4.2.3 Error Handling

Your program should be able to handle commands in the following format:

• If no arguments are provided, or if the first and only argument is --help, print the help message.

Project 2: Image Processing, Fall 2023

Usage:

./project2.out [output] [firstImage] [method] [...]

Your help message should be exactly the same for the tests to pass. Note that the final line in the help message is indented with a tab character, not several spaces or another character. You are expected to use this character as well.

• The first argument will be the name of the output file. If the argument does not end with .tga, print "Invalid file name." If this argument is missing, you should proceed with the bullet point above.

• The second argument will be the name of the source file for your tracking image. If this argument is not provided, or if the argument does not end with .tga, print "Invalid file name." If the filename is not a real file, then print "File does not exist."

• The next few messages will be for any errors with the arguments of any method:

– Nonexistent method name: "Invalid method name."

– Missing an argument: "Missing argument."

– Invalid file input: "Invalid argument, invalid file name."

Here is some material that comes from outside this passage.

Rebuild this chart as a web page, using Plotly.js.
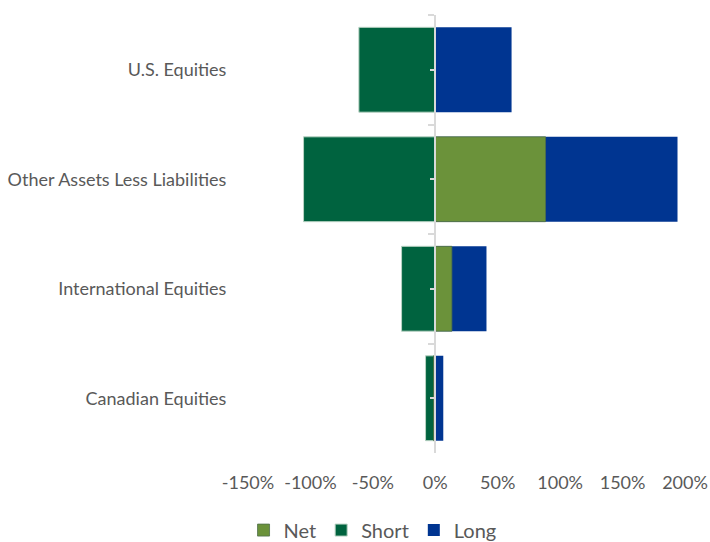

– Nonexistent file input: "Invalid argument, file does not exist."

– Non-integer argument input: "Invalid argument, expected a number."

For commands that are not invalid (commands where some image manipulation is successfully done), the output of the command does not matter. You can print whatever you like!

4.3 Submission

At this point, you should have a completed command-line interface to your image manipulation program. It should be able to handle variable file names and variable arguments, and should not run anything automatically. This should allow to pass several of the tasks you will be tested on.

Again, Gradescope will be used to test out your command-line interface. There are three areas you will be tested on. Like Milestone 1, there are ten individual tasks, some of which you will add to your Makefile using your new command line arguments, and others will be compiled by Gradescope after you submit your submission. You won’t know some of the arguments your program is tested with.

• Help Message and Error Messages: Your program should produce the correct help message when requested, and your program should produce the correct error messages when invalid argu ments are supplied.

• Tasks 11-13: As described below, you will add three new tasks into your Makefile under a new rule named tasks. Gradescope will expect that after this rule is called, the images for tasks 11-13 will be generated.

• Tasks 14-20: Gradescope will call your command-line interface with variable arguments. Tasks 14-16 will have their arguments shown, while tasks 17-20 will have their arguments hidden. Your program should be able to handle these arguments and produce the correct images.

11. Multiply circles.tga with layer1.tga.

12. Flip (or, rotate 180 degrees) layer1.tga.

13. Subtract layer2.tga (bottom layer) from layer1.tga (top layer).

Tasks 14-16 will be executed by Gradescope calling your executable with the necessary command-line arguments. For debug purposes, they are listed below:

14. Flip car.tga four times.

15. Subtract layer1.tga from car.tga, then multiply the output with circles.tga, then flip it.

16. Given car.tga, scale its blue channel by 3, its red channel by 2, and its green channel by 0.

Tasks 17-20 have been hidden from you. Gradescope will call your executable with the necessary command-line arguments.